ECLI:NL:RBDHA:2021:16399
Rechtbank Den Haag
- Eerste aanleg - enkelvoudig
- Rechtspraak.nl
Bewaring van een vreemdeling en de beoordeling van voortvarendheid en inspanningsverplichting door de overheid
In deze zaak heeft de Rechtbank Den Haag op 30 augustus 2021 uitspraak gedaan in een bestuursrechtelijke procedure betreffende de bewaring van een vreemdeling.
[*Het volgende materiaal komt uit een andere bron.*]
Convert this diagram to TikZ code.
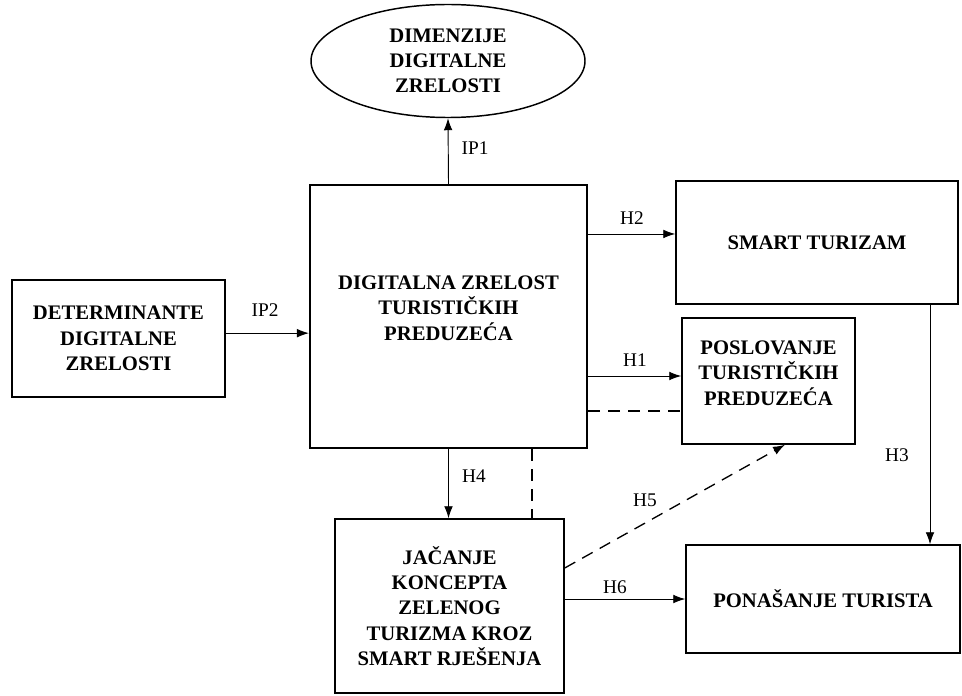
\documentclass[tikz,border=0pt]{standalone}
\usepackage{fontspec}
\setmainfont{Liberation Serif}
\usetikzlibrary{arrows.meta,shapes.geometric}
\begin{document}
\begin{tikzpicture}[x=0.75pt,y=-0.75pt,
  box/.style={draw, line width=1.1pt, rectangle, inner sep=0pt, align=center,
    font=\fontsize{15.5}{19}\selectfont\bfseries},
  boxtxt/.style={inner sep=0pt, align=center, font=\fontsize{15.5}{19}\selectfont\bfseries},
  lbl/.style={font=\fontsize{14.5}{16}\selectfont, inner sep=1pt},
  arr/.style={line width=0.7pt, -{Latex[length=9pt,width=6.5pt]}},
  dsh/.style={line width=1pt, dash pattern=on 9pt off 6pt}]
\useasboundingbox (0,0) rectangle (962,695);

\node[box, ellipse, minimum width=205.5pt, minimum height=84.75pt] (dim) at (448,61)
  {DIMENZIJE\\DIGITALNE\\ZRELOSTI};
\node[box, line width=1.6pt, minimum width=207.75pt, minimum height=197.25pt] (main) at (448.5,316.5) {};
\node[boxtxt] (maintxt) at (448.5,308)
  {DIGITALNA ZRELOST\\TURISTIČKIH\\PREDUZEĆA};
\node[box, minimum width=159.75pt, minimum height=87.75pt] (det) at (118.5,338.5)
  {DETERMINANTE\\DIGITALNE\\ZRELOSTI};
\node[box, minimum width=211.5pt, minimum height=92.25pt] (smart) at (817,242.5)
  {SMART TURIZAM};
\node[box, minimum width=129.75pt, minimum height=94.5pt] (posl) at (768.5,381) {};
\node[boxtxt] (posltxt) at (768.5,373)
  {POSLOVANJE\\TURISTIČKIH\\PREDUZEĆA};
\node[box, minimum width=171.75pt, minimum height=130.5pt] (jac) at (449.5,606)
  {JAČANJE\\KONCEPTA\\ZELENOG\\TURIZMA KROZ\\SMART RJEŠENJA};
\node[box, minimum width=205.5pt, minimum height=81pt] (pona) at (823,599)
  {PONAŠANJE TURISTA};

% connectors
\draw[arr] (main.north) -- (dim.south);
\coordinate (ip2) at ([yshift=4pt]det.east);
\draw[arr] (ip2) -- (ip2 -| main.west);
\coordinate (h2) at ([yshift=6.4pt]smart.west);
\draw[arr] (main.east |- h2) -- (h2);
\coordinate (h1) at ([yshift=3.75pt]posl.west);
\draw[arr] (main.east |- h1) -- (h1);
\coordinate (d1) at ([yshift=-22.5pt]posl.west);
\draw[dsh] (main.east |- d1) -- (d1);
\coordinate (h3) at ([xshift=84.75pt]smart.south);
\draw[arr] (h3) -- (h3 |- pona.north);
\draw[arr] (main.south) -- (main.south |- jac.north);
\coordinate (d2) at ([xshift=62.6pt]main.south);
\draw[dsh] (d2) -- (d2 |- jac.north);
\draw[dsh, -{Latex[length=9pt,width=6.5pt]}] ([yshift=28.5pt]jac.east) -- ([xshift=12.4pt]posl.south);
\draw[arr] (jac.east |- pona.west) -- (pona.west);

% labels
\node[lbl] (lip1) at (475,148) {IP1};
\node[lbl] (lip2) at (265,310) {IP2};
\node[lbl] (lh2) at (632,218) {H2};
\node[lbl] (lh1) at (635,360) {H1};
\node[lbl] (lh3) at (897,455) {H3};
\node[lbl] (lh4) at (474,476) {H4};
\node[lbl] (lh5) at (645,500) {H5};
\node[lbl] (lh6) at (615,587) {H6};
\end{tikzpicture}
\end{document}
De eiser, die stelt de Colombiaanse nationaliteit te hebben, was in bewaring gesteld op grond van artikel 59 van de Vreemdelingenwet 2000. De rechtbank heeft vastgesteld dat de maatregel van bewaring is opgelegd omdat er een risico bestond dat de eiser zich aan het toezicht zou onttrekken en de voorbereiding van zijn vertrek of uitzettingsprocedure zou ontwijken. Eiser heeft tegen het besluit van de Staatssecretaris van Justitie en Veiligheid beroep ingesteld, waarbij hij tevens een verzoek om schadevergoeding heeft ingediend. Tijdens de zitting op 30 augustus 2021 is eiser niet verschenen, maar heeft hij wel een afstandsverklaring ingediend. De rechtbank heeft onmiddellijk na de behandeling uitspraak gedaan en het beroep ongegrond verklaard, evenals het verzoek om schadevergoeding. De rechtbank overweegt dat de gronden voor de bewaring niet zijn betwist door eiser en dat er geen aanleiding is om te oordelen dat de Staatssecretaris onvoldoende voortvarend heeft gehandeld. De rechtbank concludeert dat het belang van de Staat bij voortzetting van de inbewaringstelling zwaarder weegt dan het belang van eiser bij opheffing van de maatregel. De uitspraak is openbaar gemaakt op 1 september 2021.